Start Data shown
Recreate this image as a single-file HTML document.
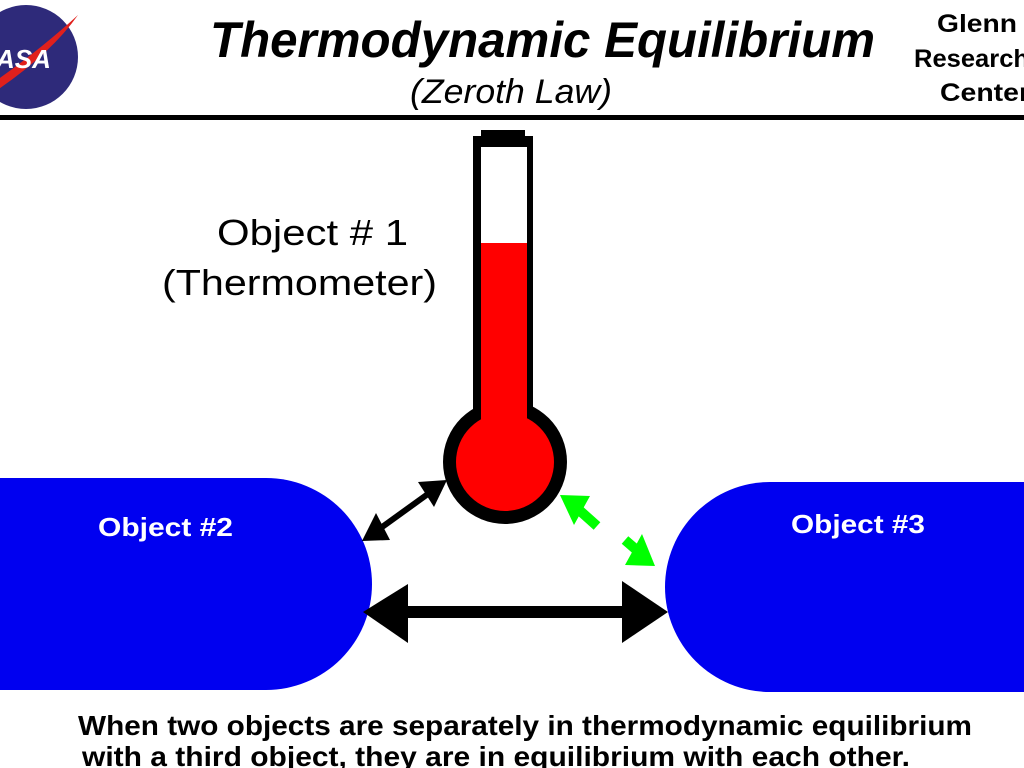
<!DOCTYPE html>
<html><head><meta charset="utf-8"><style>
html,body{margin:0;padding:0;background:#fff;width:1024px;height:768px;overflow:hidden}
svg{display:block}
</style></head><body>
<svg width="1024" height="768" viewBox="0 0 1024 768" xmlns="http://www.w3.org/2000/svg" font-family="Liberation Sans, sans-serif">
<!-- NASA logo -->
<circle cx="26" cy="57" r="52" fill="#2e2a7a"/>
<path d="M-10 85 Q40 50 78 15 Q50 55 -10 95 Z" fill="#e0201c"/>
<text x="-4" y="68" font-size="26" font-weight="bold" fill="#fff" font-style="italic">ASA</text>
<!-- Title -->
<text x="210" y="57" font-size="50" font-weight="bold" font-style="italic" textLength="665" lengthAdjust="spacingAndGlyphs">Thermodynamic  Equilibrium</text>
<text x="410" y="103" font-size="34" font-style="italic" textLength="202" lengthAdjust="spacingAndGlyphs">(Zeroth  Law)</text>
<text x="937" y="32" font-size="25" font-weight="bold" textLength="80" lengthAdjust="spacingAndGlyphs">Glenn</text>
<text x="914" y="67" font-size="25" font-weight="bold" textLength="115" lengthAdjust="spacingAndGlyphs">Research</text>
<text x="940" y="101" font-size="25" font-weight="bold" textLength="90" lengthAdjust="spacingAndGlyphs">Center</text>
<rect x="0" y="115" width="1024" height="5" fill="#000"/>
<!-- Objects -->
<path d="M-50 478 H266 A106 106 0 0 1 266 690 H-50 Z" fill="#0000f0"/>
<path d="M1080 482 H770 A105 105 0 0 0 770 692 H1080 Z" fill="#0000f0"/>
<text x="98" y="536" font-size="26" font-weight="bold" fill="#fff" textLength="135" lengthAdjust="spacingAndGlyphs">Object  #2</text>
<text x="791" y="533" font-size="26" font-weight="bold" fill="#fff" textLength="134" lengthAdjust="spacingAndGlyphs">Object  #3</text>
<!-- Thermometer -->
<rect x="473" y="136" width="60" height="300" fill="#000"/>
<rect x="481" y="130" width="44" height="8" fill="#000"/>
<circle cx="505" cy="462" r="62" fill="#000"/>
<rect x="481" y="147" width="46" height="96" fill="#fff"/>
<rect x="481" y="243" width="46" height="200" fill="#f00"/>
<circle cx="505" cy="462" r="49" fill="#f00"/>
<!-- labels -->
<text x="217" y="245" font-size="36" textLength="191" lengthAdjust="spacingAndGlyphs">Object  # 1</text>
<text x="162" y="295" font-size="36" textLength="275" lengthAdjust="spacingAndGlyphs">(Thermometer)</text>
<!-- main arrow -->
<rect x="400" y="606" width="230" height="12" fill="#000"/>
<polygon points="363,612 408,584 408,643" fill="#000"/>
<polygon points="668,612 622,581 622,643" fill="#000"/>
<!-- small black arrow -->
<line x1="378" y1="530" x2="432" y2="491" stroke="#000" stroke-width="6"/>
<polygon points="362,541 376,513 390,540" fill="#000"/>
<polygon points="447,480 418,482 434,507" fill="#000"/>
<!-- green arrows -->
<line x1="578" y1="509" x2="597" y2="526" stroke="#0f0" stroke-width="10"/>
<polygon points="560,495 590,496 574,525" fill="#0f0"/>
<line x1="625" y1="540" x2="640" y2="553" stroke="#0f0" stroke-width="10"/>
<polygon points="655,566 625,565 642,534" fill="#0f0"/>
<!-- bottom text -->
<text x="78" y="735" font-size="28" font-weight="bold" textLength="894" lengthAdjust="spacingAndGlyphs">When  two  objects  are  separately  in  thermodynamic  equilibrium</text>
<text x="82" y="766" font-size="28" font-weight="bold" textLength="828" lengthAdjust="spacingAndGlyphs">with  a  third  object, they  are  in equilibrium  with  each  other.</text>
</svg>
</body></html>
End Data shown
Your objective |
Copy the listing word for word, excluding its pictures.

Finished answer |
Recreate this image as a single-file HTML document.
<!DOCTYPE html>
<html><head><meta charset="utf-8"><style>
html,body{margin:0;padding:0;background:#fff;width:1024px;height:768px;overflow:hidden}
svg{display:block}
</style></head><body>
<svg width="1024" height="768" viewBox="0 0 1024 768" xmlns="http://www.w3.org/2000/svg" font-family="Liberation Sans, sans-serif">
<!-- NASA logo -->
<circle cx="26" cy="57" r="52" fill="#2e2a7a"/>
<path d="M-10 85 Q40 50 78 15 Q50 55 -10 95 Z" fill="#e0201c"/>
<text x="-4" y="68" font-size="26" font-weight="bold" fill="#fff" font-style="italic">ASA</text>
<!-- Title -->
<text x="210" y="57" font-size="50" font-weight="bold" font-style="italic" textLength="665" lengthAdjust="spacingAndGlyphs">Thermodynamic  Equilibrium</text>
<text x="410" y="103" font-size="34" font-style="italic" textLength="202" lengthAdjust="spacingAndGlyphs">(Zeroth  Law)</text>
<text x="937" y="32" font-size="25" font-weight="bold" textLength="80" lengthAdjust="spacingAndGlyphs">Glenn</text>
<text x="914" y="67" font-size="25" font-weight="bold" textLength="115" lengthAdjust="spacingAndGlyphs">Research</text>
<text x="940" y="101" font-size="25" font-weight="bold" textLength="90" lengthAdjust="spacingAndGlyphs">Center</text>
<rect x="0" y="115" width="1024" height="5" fill="#000"/>
<!-- Objects -->
<path d="M-50 478 H266 A106 106 0 0 1 266 690 H-50 Z" fill="#0000f0"/>
<path d="M1080 482 H770 A105 105 0 0 0 770 692 H1080 Z" fill="#0000f0"/>
<text x="98" y="536" font-size="26" font-weight="bold" fill="#fff" textLength="135" lengthAdjust="spacingAndGlyphs">Object  #2</text>
<text x="791" y="533" font-size="26" font-weight="bold" fill="#fff" textLength="134" lengthAdjust="spacingAndGlyphs">Object  #3</text>
<!-- Thermometer -->
<rect x="473" y="136" width="60" height="300" fill="#000"/>
<rect x="481" y="130" width="44" height="8" fill="#000"/>
<circle cx="505" cy="462" r="62" fill="#000"/>
<rect x="481" y="147" width="46" height="96" fill="#fff"/>
<rect x="481" y="243" width="46" height="200" fill="#f00"/>
<circle cx="505" cy="462" r="49" fill="#f00"/>
<!-- labels -->
<text x="217" y="245" font-size="36" textLength="191" lengthAdjust="spacingAndGlyphs">Object  # 1</text>
<text x="162" y="295" font-size="36" textLength="275" lengthAdjust="spacingAndGlyphs">(Thermometer)</text>
<!-- main arrow -->
<rect x="400" y="606" width="230" height="12" fill="#000"/>
<polygon points="363,612 408,584 408,643" fill="#000"/>
<polygon points="668,612 622,581 622,643" fill="#000"/>
<!-- small black arrow -->
<line x1="378" y1="530" x2="432" y2="491" stroke="#000" stroke-width="6"/>
<polygon points="362,541 376,513 390,540" fill="#000"/>
<polygon points="447,480 418,482 434,507" fill="#000"/>
<!-- green arrows -->
<line x1="578" y1="509" x2="597" y2="526" stroke="#0f0" stroke-width="10"/>
<polygon points="560,495 590,496 574,525" fill="#0f0"/>
<line x1="625" y1="540" x2="640" y2="553" stroke="#0f0" stroke-width="10"/>
<polygon points="655,566 625,565 642,534" fill="#0f0"/>
<!-- bottom text -->
<text x="78" y="735" font-size="28" font-weight="bold" textLength="894" lengthAdjust="spacingAndGlyphs">When  two  objects  are  separately  in  thermodynamic  equilibrium</text>
<text x="82" y="766" font-size="28" font-weight="bold" textLength="828" lengthAdjust="spacingAndGlyphs">with  a  third  object, they  are  in equilibrium  with  each  other.</text>
</svg>
</body></html>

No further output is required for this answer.